Directive:
Set down each line of the material that follows, exactly, with no pictures.

##############################

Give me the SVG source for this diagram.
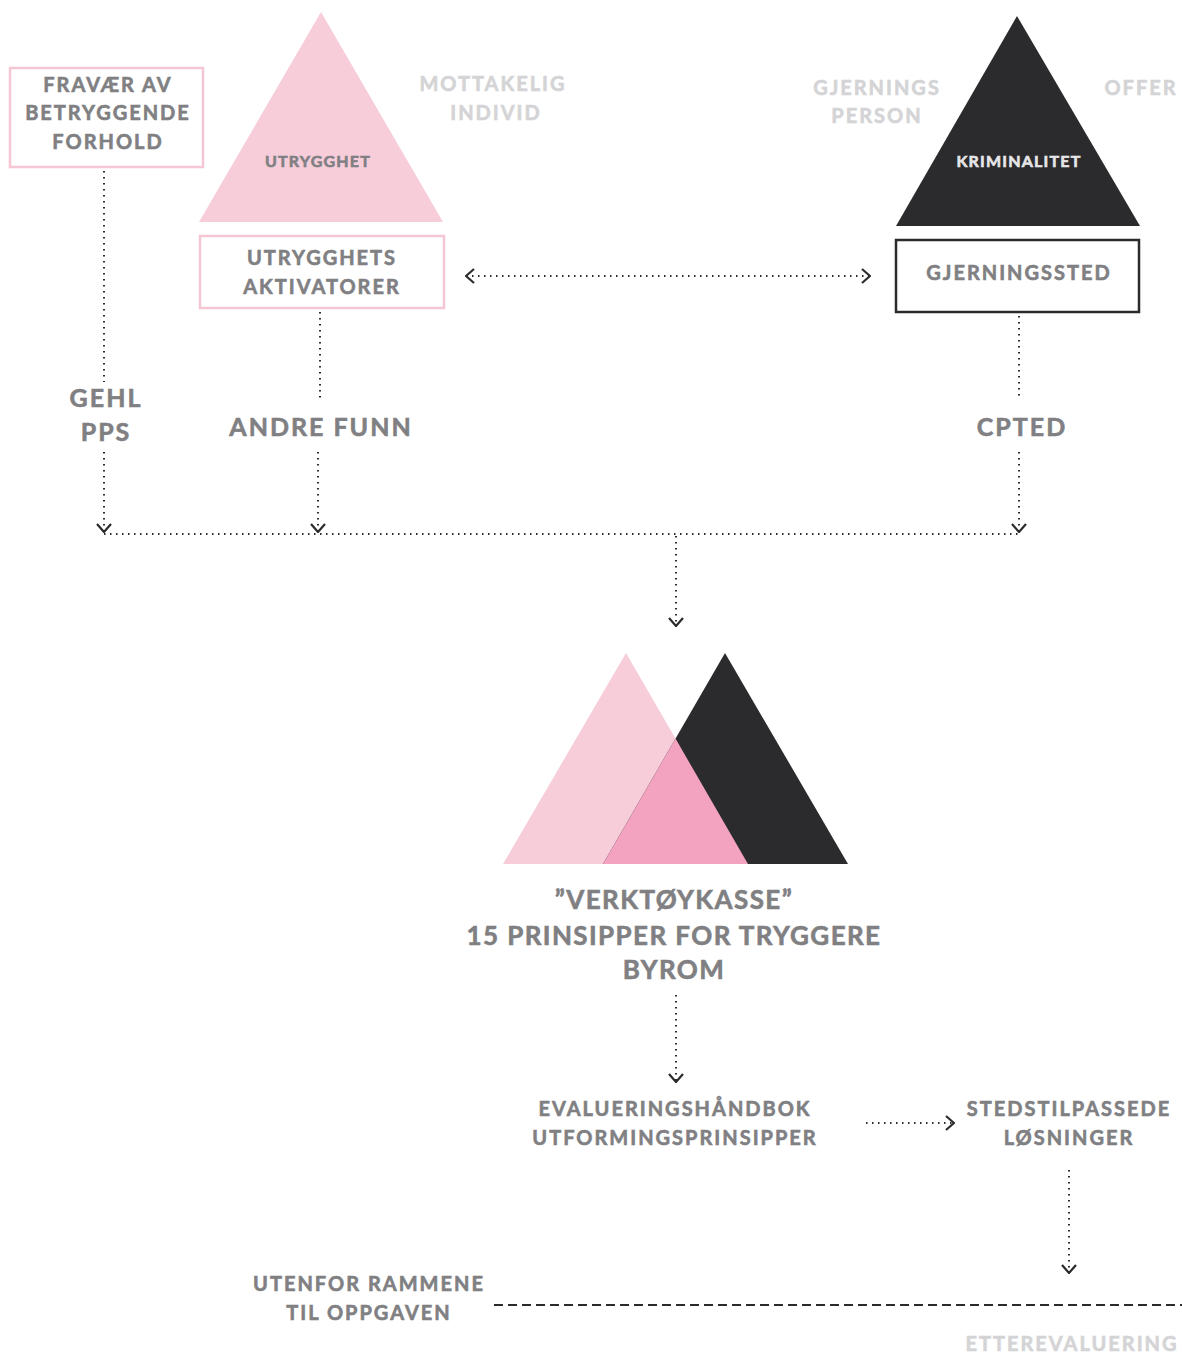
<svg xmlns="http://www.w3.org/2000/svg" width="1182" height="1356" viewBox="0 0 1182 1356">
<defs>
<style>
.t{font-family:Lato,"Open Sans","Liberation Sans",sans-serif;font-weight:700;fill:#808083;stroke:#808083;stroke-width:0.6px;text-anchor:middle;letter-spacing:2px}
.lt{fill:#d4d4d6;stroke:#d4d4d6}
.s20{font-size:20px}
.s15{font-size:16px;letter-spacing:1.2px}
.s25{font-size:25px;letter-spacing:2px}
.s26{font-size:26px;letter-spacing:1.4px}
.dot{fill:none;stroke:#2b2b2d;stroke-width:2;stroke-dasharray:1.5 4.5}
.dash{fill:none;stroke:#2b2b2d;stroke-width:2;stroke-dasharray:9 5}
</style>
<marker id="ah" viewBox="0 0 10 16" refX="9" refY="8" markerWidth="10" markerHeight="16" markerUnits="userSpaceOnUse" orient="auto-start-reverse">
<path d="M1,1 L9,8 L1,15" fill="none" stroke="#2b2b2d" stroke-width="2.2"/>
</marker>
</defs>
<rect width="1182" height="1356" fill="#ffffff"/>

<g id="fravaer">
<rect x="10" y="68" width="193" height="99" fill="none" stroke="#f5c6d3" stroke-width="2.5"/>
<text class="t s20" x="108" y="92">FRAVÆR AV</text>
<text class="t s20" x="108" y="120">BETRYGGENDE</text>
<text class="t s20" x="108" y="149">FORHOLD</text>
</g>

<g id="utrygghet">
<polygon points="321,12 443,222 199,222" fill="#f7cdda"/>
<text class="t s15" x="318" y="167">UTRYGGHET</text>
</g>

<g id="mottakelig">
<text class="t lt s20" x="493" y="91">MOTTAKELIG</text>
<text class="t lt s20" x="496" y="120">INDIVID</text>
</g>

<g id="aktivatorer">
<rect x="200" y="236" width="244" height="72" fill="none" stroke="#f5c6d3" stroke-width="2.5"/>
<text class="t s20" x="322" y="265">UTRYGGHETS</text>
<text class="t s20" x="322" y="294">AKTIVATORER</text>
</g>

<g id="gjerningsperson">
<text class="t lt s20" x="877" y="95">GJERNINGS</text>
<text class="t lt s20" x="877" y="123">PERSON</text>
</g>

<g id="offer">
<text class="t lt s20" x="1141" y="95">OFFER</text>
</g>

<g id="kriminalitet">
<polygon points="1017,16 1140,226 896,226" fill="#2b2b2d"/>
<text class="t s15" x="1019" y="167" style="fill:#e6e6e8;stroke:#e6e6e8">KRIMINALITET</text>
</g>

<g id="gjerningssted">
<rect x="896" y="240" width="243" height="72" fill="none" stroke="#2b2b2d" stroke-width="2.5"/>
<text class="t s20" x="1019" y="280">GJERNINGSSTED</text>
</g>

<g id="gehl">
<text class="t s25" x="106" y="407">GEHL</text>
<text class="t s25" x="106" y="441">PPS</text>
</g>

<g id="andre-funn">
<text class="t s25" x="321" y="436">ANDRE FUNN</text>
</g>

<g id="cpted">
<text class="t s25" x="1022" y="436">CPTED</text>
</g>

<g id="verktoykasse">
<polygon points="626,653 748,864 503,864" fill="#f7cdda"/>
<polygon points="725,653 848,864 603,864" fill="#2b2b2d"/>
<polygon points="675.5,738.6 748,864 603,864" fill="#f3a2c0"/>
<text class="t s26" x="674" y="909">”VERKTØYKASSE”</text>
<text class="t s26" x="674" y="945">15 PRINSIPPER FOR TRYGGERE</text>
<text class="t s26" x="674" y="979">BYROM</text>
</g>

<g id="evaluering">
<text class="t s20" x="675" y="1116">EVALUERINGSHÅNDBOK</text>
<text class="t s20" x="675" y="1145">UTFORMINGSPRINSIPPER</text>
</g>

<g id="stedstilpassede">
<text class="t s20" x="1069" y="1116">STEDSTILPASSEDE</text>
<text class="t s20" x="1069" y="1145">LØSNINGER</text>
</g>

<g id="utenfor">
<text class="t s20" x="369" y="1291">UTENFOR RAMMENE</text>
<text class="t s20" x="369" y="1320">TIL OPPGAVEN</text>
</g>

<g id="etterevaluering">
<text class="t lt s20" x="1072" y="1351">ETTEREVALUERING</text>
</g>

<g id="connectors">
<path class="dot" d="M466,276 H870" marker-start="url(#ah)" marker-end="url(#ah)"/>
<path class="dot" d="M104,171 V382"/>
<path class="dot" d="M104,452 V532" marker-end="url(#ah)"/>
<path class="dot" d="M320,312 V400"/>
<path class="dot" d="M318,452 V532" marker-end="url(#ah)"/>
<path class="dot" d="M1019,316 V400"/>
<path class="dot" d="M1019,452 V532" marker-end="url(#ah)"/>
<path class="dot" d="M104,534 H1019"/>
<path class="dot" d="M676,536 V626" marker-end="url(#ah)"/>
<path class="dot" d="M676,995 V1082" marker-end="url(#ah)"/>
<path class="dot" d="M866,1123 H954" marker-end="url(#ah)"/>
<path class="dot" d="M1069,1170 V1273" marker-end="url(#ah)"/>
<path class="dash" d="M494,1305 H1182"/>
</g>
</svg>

##############################

Exercise solution:
Give me the SVG source for this diagram.
<svg xmlns="http://www.w3.org/2000/svg" width="1182" height="1356" viewBox="0 0 1182 1356">
<defs>
<style>
.t{font-family:Lato,"Open Sans","Liberation Sans",sans-serif;font-weight:700;fill:#808083;stroke:#808083;stroke-width:0.6px;text-anchor:middle;letter-spacing:2px}
.lt{fill:#d4d4d6;stroke:#d4d4d6}
.s20{font-size:20px}
.s15{font-size:16px;letter-spacing:1.2px}
.s25{font-size:25px;letter-spacing:2px}
.s26{font-size:26px;letter-spacing:1.4px}
.dot{fill:none;stroke:#2b2b2d;stroke-width:2;stroke-dasharray:1.5 4.5}
.dash{fill:none;stroke:#2b2b2d;stroke-width:2;stroke-dasharray:9 5}
</style>
<marker id="ah" viewBox="0 0 10 16" refX="9" refY="8" markerWidth="10" markerHeight="16" markerUnits="userSpaceOnUse" orient="auto-start-reverse">
<path d="M1,1 L9,8 L1,15" fill="none" stroke="#2b2b2d" stroke-width="2.2"/>
</marker>
</defs>
<rect width="1182" height="1356" fill="#ffffff"/>

<g id="fravaer">
<rect x="10" y="68" width="193" height="99" fill="none" stroke="#f5c6d3" stroke-width="2.5"/>
<text class="t s20" x="108" y="92">FRAVÆR AV</text>
<text class="t s20" x="108" y="120">BETRYGGENDE</text>
<text class="t s20" x="108" y="149">FORHOLD</text>
</g>

<g id="utrygghet">
<polygon points="321,12 443,222 199,222" fill="#f7cdda"/>
<text class="t s15" x="318" y="167">UTRYGGHET</text>
</g>

<g id="mottakelig">
<text class="t lt s20" x="493" y="91">MOTTAKELIG</text>
<text class="t lt s20" x="496" y="120">INDIVID</text>
</g>

<g id="aktivatorer">
<rect x="200" y="236" width="244" height="72" fill="none" stroke="#f5c6d3" stroke-width="2.5"/>
<text class="t s20" x="322" y="265">UTRYGGHETS</text>
<text class="t s20" x="322" y="294">AKTIVATORER</text>
</g>

<g id="gjerningsperson">
<text class="t lt s20" x="877" y="95">GJERNINGS</text>
<text class="t lt s20" x="877" y="123">PERSON</text>
</g>

<g id="offer">
<text class="t lt s20" x="1141" y="95">OFFER</text>
</g>

<g id="kriminalitet">
<polygon points="1017,16 1140,226 896,226" fill="#2b2b2d"/>
<text class="t s15" x="1019" y="167" style="fill:#e6e6e8;stroke:#e6e6e8">KRIMINALITET</text>
</g>

<g id="gjerningssted">
<rect x="896" y="240" width="243" height="72" fill="none" stroke="#2b2b2d" stroke-width="2.5"/>
<text class="t s20" x="1019" y="280">GJERNINGSSTED</text>
</g>

<g id="gehl">
<text class="t s25" x="106" y="407">GEHL</text>
<text class="t s25" x="106" y="441">PPS</text>
</g>

<g id="andre-funn">
<text class="t s25" x="321" y="436">ANDRE FUNN</text>
</g>

<g id="cpted">
<text class="t s25" x="1022" y="436">CPTED</text>
</g>

<g id="verktoykasse">
<polygon points="626,653 748,864 503,864" fill="#f7cdda"/>
<polygon points="725,653 848,864 603,864" fill="#2b2b2d"/>
<polygon points="675.5,738.6 748,864 603,864" fill="#f3a2c0"/>
<text class="t s26" x="674" y="909">”VERKTØYKASSE”</text>
<text class="t s26" x="674" y="945">15 PRINSIPPER FOR TRYGGERE</text>
<text class="t s26" x="674" y="979">BYROM</text>
</g>

<g id="evaluering">
<text class="t s20" x="675" y="1116">EVALUERINGSHÅNDBOK</text>
<text class="t s20" x="675" y="1145">UTFORMINGSPRINSIPPER</text>
</g>

<g id="stedstilpassede">
<text class="t s20" x="1069" y="1116">STEDSTILPASSEDE</text>
<text class="t s20" x="1069" y="1145">LØSNINGER</text>
</g>

<g id="utenfor">
<text class="t s20" x="369" y="1291">UTENFOR RAMMENE</text>
<text class="t s20" x="369" y="1320">TIL OPPGAVEN</text>
</g>

<g id="etterevaluering">
<text class="t lt s20" x="1072" y="1351">ETTEREVALUERING</text>
</g>

<g id="connectors">
<path class="dot" d="M466,276 H870" marker-start="url(#ah)" marker-end="url(#ah)"/>
<path class="dot" d="M104,171 V382"/>
<path class="dot" d="M104,452 V532" marker-end="url(#ah)"/>
<path class="dot" d="M320,312 V400"/>
<path class="dot" d="M318,452 V532" marker-end="url(#ah)"/>
<path class="dot" d="M1019,316 V400"/>
<path class="dot" d="M1019,452 V532" marker-end="url(#ah)"/>
<path class="dot" d="M104,534 H1019"/>
<path class="dot" d="M676,536 V626" marker-end="url(#ah)"/>
<path class="dot" d="M676,995 V1082" marker-end="url(#ah)"/>
<path class="dot" d="M866,1123 H954" marker-end="url(#ah)"/>
<path class="dot" d="M1069,1170 V1273" marker-end="url(#ah)"/>
<path class="dash" d="M494,1305 H1182"/>
</g>
</svg>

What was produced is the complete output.